Written problem ▸ Copy the data exactly; pictures stay out of the copy.

☆ ☆ ☆ ☆

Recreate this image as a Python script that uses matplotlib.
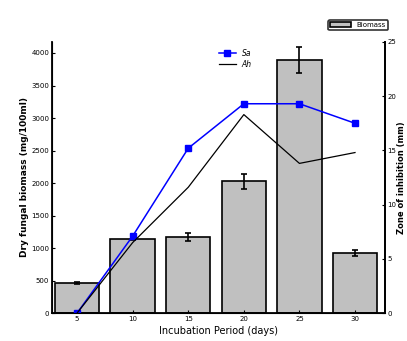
import matplotlib.pyplot as plt
import numpy as np

days = ['5', '10', '15', '20', '25', '30']
biomass = [460, 1140, 1170, 2030, 3890, 925]
biomass_err = [15, 20, 60, 115, 200, 50]
sa = [0, 7.1, 15.2, 19.3, 19.3, 17.5]
ah = [0, 6.5, 11.6, 18.3, 13.8, 14.8]

fig = plt.figure(figsize=(4.07, 3.41), dpi=100)
ax = fig.add_axes([0.128, 0.082, 0.818, 0.795])
x = np.arange(len(days))

ax.bar(x, biomass, width=0.8, color='#c0c0c0', edgecolor='black', linewidth=1.2,
       yerr=biomass_err, capsize=2.5, error_kw=dict(elinewidth=1.2, capthick=1.2),
       label='Biomass')
ax.set_xlim(-0.45, 5.54)
ax.set_ylim(0, 4170)
ax.set_yticks(np.arange(0, 4001, 500))
ax.set_xticks(x)
ax.set_xticklabels(days)
ax.tick_params(labelsize=5, length=2, direction='in', pad=2)
ax.set_xlabel('Incubation Period (days)', fontsize=7, labelpad=3)
ax.set_ylabel('Dry fungal biomass (mg/100ml)', fontsize=6.5, fontweight='bold', labelpad=2)
ax.spines['top'].set_visible(False)
for s in ['left', 'bottom', 'right']:
    ax.spines[s].set_linewidth(1.3)

ax2 = ax.twinx()
ax2.plot(x, sa, color='blue', marker='s', markersize=5, linewidth=1.1, label='Sa')
ax2.plot(x, ah, color='black', linewidth=0.9, label='Ah')
ax2.set_ylim(0, 25)
ax2.set_yticks(np.arange(0, 26, 5))
ax2.tick_params(labelsize=5, length=2, direction='in', pad=1.5)
ax2.set_ylabel('Zone of inhibition (mm)', fontsize=6, fontweight='bold', labelpad=1)
ax2.spines['top'].set_visible(False)
ax2.spines['right'].set_linewidth(1.3)

leg2 = ax2.legend(loc='upper left', bbox_to_anchor=(0.48, 1.0), frameon=False,
                  handlelength=2.2, labelspacing=0.3,
                  prop=dict(style='italic', size=5.5))
leg1 = ax.legend(loc='lower right', bbox_to_anchor=(1.02, 1.03), fontsize=5,
                 frameon=True, fancybox=True, edgecolor='black', handlelength=3,
                 borderpad=0.3)
leg1.get_frame().set_linewidth(1.2)

fig.savefig('out.png', dpi=100)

☆ ☆ ☆ ☆

Answer in full ▸
Recreate this image as a Python script that uses matplotlib.
import matplotlib.pyplot as plt
import numpy as np

days = ['5', '10', '15', '20', '25', '30']
biomass = [460, 1140, 1170, 2030, 3890, 925]
biomass_err = [15, 20, 60, 115, 200, 50]
sa = [0, 7.1, 15.2, 19.3, 19.3, 17.5]
ah = [0, 6.5, 11.6, 18.3, 13.8, 14.8]

fig = plt.figure(figsize=(4.07, 3.41), dpi=100)
ax = fig.add_axes([0.128, 0.082, 0.818, 0.795])
x = np.arange(len(days))

ax.bar(x, biomass, width=0.8, color='#c0c0c0', edgecolor='black', linewidth=1.2,
       yerr=biomass_err, capsize=2.5, error_kw=dict(elinewidth=1.2, capthick=1.2),
       label='Biomass')
ax.set_xlim(-0.45, 5.54)
ax.set_ylim(0, 4170)
ax.set_yticks(np.arange(0, 4001, 500))
ax.set_xticks(x)
ax.set_xticklabels(days)
ax.tick_params(labelsize=5, length=2, direction='in', pad=2)
ax.set_xlabel('Incubation Period (days)', fontsize=7, labelpad=3)
ax.set_ylabel('Dry fungal biomass (mg/100ml)', fontsize=6.5, fontweight='bold', labelpad=2)
ax.spines['top'].set_visible(False)
for s in ['left', 'bottom', 'right']:
    ax.spines[s].set_linewidth(1.3)

ax2 = ax.twinx()
ax2.plot(x, sa, color='blue', marker='s', markersize=5, linewidth=1.1, label='Sa')
ax2.plot(x, ah, color='black', linewidth=0.9, label='Ah')
ax2.set_ylim(0, 25)
ax2.set_yticks(np.arange(0, 26, 5))
ax2.tick_params(labelsize=5, length=2, direction='in', pad=1.5)
ax2.set_ylabel('Zone of inhibition (mm)', fontsize=6, fontweight='bold', labelpad=1)
ax2.spines['top'].set_visible(False)
ax2.spines['right'].set_linewidth(1.3)

leg2 = ax2.legend(loc='upper left', bbox_to_anchor=(0.48, 1.0), frameon=False,
                  handlelength=2.2, labelspacing=0.3,
                  prop=dict(style='italic', size=5.5))
leg1 = ax.legend(loc='lower right', bbox_to_anchor=(1.02, 1.03), fontsize=5,
                 frameon=True, fancybox=True, edgecolor='black', handlelength=3,
                 borderpad=0.3)
leg1.get_frame().set_linewidth(1.2)

fig.savefig('out.png', dpi=100)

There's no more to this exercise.